In silico screening, synthesis and in vitro determination of the biological activities of D-amino acid oxidase inhibitors

Abstract

Schizophrenia is a mental disorder with many clinical and therapeutic challenges. Current therapy is based on outdated pathological theories while most antipschycotic drugs have a significant side effect profile. New theories to explain the pathology of schizophrenia are being developed and novel drugs that act as improved antipsychotics are needed. D-Amino acid oxidase (DAAO) oxidises D-amino acids to ultimately produce the corresponding α-keto acids. D-Serine is an example of a substrate of DAAO and is a co agonist at the NMDA receptor. NMDA receptor hypo function has been implicated in the pathophysiology of schizophrenia. A strategy to improve NMDA receptor function is the inhibition of DAAO, and thereby to increase central D-serine levels. This approach serves as a potential treatment for schizophrenia.
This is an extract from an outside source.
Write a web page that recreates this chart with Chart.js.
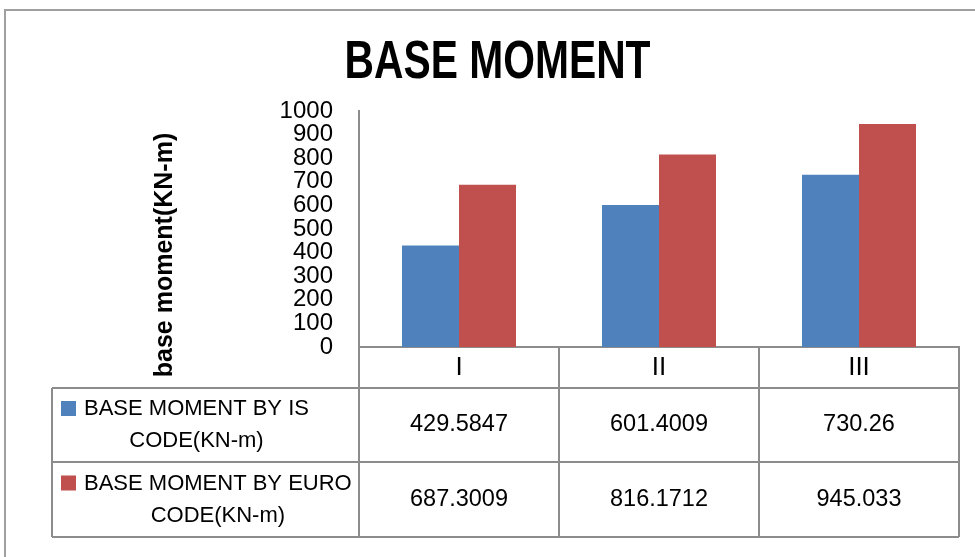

The small molecule, 3-hydroxycoumarin, is a potent inhibitor of DAAO, and represents an ideal lead for the development of novel DAAO inhibitors. Based on this, the present study investigated the DAAO inhibition potencies of series of synthetic and commercially available coumarin derivatives. Due to structural similarity to coumarin, a synthetic series of 3,4-dihydroisoquinolin-1(2H)-one derivatives was also included in this study. Among the 37 compounds that were evaluated, four inhibited porcine kidney DAAO with IC50 < 10 μM. The most potent inhibitor was 6,7-dihydroxycoumarin with an IC50 value of 0.224 μM. These values are significantly more potent than the reference DAAO inhibitor, 3-methylpyrazole-5-carboxylic acid (IC50 = 1.88 μM). Coumarin compounds are also known to be inhibitors of the monoamine oxidase (MAO) enzymes, which are well established targets for the treatment of depression and Parkinson’s disease. The series were thus evaluated as potential MAO inhibitors, and a number of high potency inhibitors were identified. Seven compounds inhibited the recombinant human MAOs with IC50 < 0.1 μM, with the most potent MAO-A and MAO-B inhibitors exhibiting IC50 values of 0.033 and 0.012 μM, respectively. These compounds are significantly more potent that the reference inhibitor, curcumin, with IC50 values of 5.02 and 2.56 μM for the inhibition of MAO-A and MAO-B, respectively. This study concludes that active DAAO and MAO inhibitors may serve as novel leads for the design of compounds that may find future application in the treatment of neuropsychiatric (e.g. schizophrenia, depression) and neurodegenerative disorders (e.g. Parkinson’s disease).